What to produce — Would you repeat the listing exactly but omit every picture?

Data block —
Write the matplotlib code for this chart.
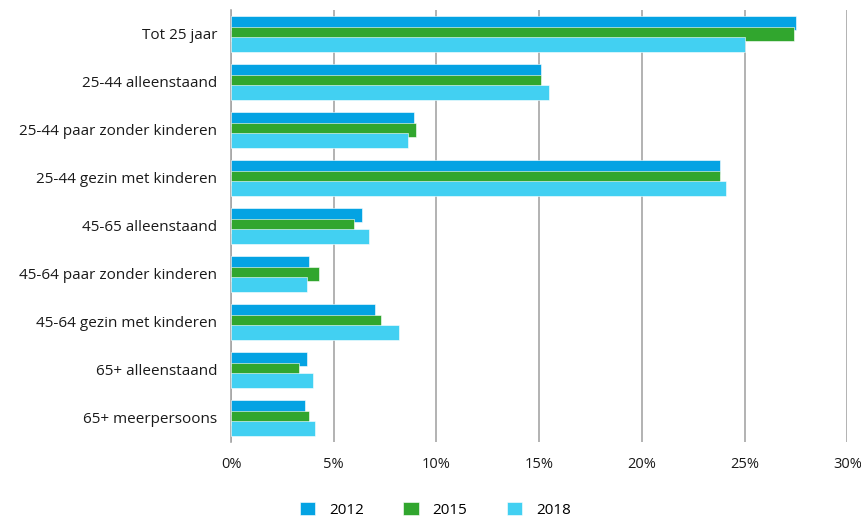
import matplotlib
matplotlib.use("Agg")
import matplotlib.pyplot as plt
import numpy as np

categories = [
    "Tot 25 jaar",
    "25-44 alleenstaand",
    "25-44 paar zonder kinderen",
    "25-44 gezin met kinderen",
    "45-65 alleenstaand",
    "45-64 paar zonder kinderen",
    "45-64 gezin met kinderen",
    "65+ alleenstaand",
    "65+ meerpersoons",
]
years = ["2012", "2015", "2018"]
values_2012 = [27.5, 15.1, 8.9, 23.8, 6.4, 3.8, 7.0, 3.7, 3.6]
values_2015 = [27.4, 15.1, 9.0, 23.8, 6.0, 4.3, 7.3, 3.3, 3.8]
values_2018 = [25.0, 15.5, 8.6, 24.1, 6.7, 3.7, 8.2, 4.0, 4.1]
xticks = [0, 5, 10, 15, 20, 25, 30]

colors = ["#04A3E3", "#31A62E", "#42D0F2"]
series = [values_2012, values_2015, values_2018]

plt.rcParams["font.family"] = ["Open Sans", "DejaVu Sans"]

fig = plt.figure(figsize=(8.62, 5.18), dpi=100)
ax = fig.add_axes([0.268, 0.147, 0.715, 0.834])

y = np.arange(len(categories))
offsets = [-0.223, 0.0, 0.223]
bar_h = 0.30
handles = []
for vals, off, col, lab in zip(series, offsets, colors, years):
    h = ax.barh(y + off, vals, height=bar_h, color=col, edgecolor="white",
                linewidth=0.4, label=lab, zorder=3)
    handles.append(h)

ax.set_ylim(len(categories) - 0.5, -0.5)
ax.set_xlim(0, 30)
ax.set_yticks(y)
ax.set_yticklabels(categories, fontsize=11, color="#1a1a1a")
ax.set_xticks(xticks)
ax.set_xticklabels([f"{t}%" for t in xticks], fontsize=10.5, color="#1a1a1a")
ax.tick_params(axis="both", length=0)
ax.tick_params(axis="y", pad=10)
ax.tick_params(axis="x", pad=11)

ax.grid(axis="x", color="#a6a6a6", linewidth=1.2, zorder=0)
ax.set_axisbelow(True)
for s in ["top", "right", "bottom"]:
    ax.spines[s].set_visible(False)
ax.spines["left"].set_color("#a6a6a6")
ax.spines["left"].set_linewidth(1.2)

fig.legend(handles=handles, labels=years, loc="lower center", ncol=3,
           bbox_to_anchor=(0.505, -0.026), frameon=False, fontsize=11,
           handlelength=1.0, handleheight=1.0, columnspacing=2.6,
           handletextpad=0.9)

fig.savefig("out.png", dpi=100)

Finished answer —
Write the matplotlib code for this chart.
import matplotlib
matplotlib.use("Agg")
import matplotlib.pyplot as plt
import numpy as np

categories = [
    "Tot 25 jaar",
    "25-44 alleenstaand",
    "25-44 paar zonder kinderen",
    "25-44 gezin met kinderen",
    "45-65 alleenstaand",
    "45-64 paar zonder kinderen",
    "45-64 gezin met kinderen",
    "65+ alleenstaand",
    "65+ meerpersoons",
]
years = ["2012", "2015", "2018"]
values_2012 = [27.5, 15.1, 8.9, 23.8, 6.4, 3.8, 7.0, 3.7, 3.6]
values_2015 = [27.4, 15.1, 9.0, 23.8, 6.0, 4.3, 7.3, 3.3, 3.8]
values_2018 = [25.0, 15.5, 8.6, 24.1, 6.7, 3.7, 8.2, 4.0, 4.1]
xticks = [0, 5, 10, 15, 20, 25, 30]

colors = ["#04A3E3", "#31A62E", "#42D0F2"]
series = [values_2012, values_2015, values_2018]

plt.rcParams["font.family"] = ["Open Sans", "DejaVu Sans"]

fig = plt.figure(figsize=(8.62, 5.18), dpi=100)
ax = fig.add_axes([0.268, 0.147, 0.715, 0.834])

y = np.arange(len(categories))
offsets = [-0.223, 0.0, 0.223]
bar_h = 0.30
handles = []
for vals, off, col, lab in zip(series, offsets, colors, years):
    h = ax.barh(y + off, vals, height=bar_h, color=col, edgecolor="white",
                linewidth=0.4, label=lab, zorder=3)
    handles.append(h)

ax.set_ylim(len(categories) - 0.5, -0.5)
ax.set_xlim(0, 30)
ax.set_yticks(y)
ax.set_yticklabels(categories, fontsize=11, color="#1a1a1a")
ax.set_xticks(xticks)
ax.set_xticklabels([f"{t}%" for t in xticks], fontsize=10.5, color="#1a1a1a")
ax.tick_params(axis="both", length=0)
ax.tick_params(axis="y", pad=10)
ax.tick_params(axis="x", pad=11)

ax.grid(axis="x", color="#a6a6a6", linewidth=1.2, zorder=0)
ax.set_axisbelow(True)
for s in ["top", "right", "bottom"]:
    ax.spines[s].set_visible(False)
ax.spines["left"].set_color("#a6a6a6")
ax.spines["left"].set_linewidth(1.2)

fig.legend(handles=handles, labels=years, loc="lower center", ncol=3,
           bbox_to_anchor=(0.505, -0.026), frameon=False, fontsize=11,
           handlelength=1.0, handleheight=1.0, columnspacing=2.6,
           handletextpad=0.9)

fig.savefig("out.png", dpi=100)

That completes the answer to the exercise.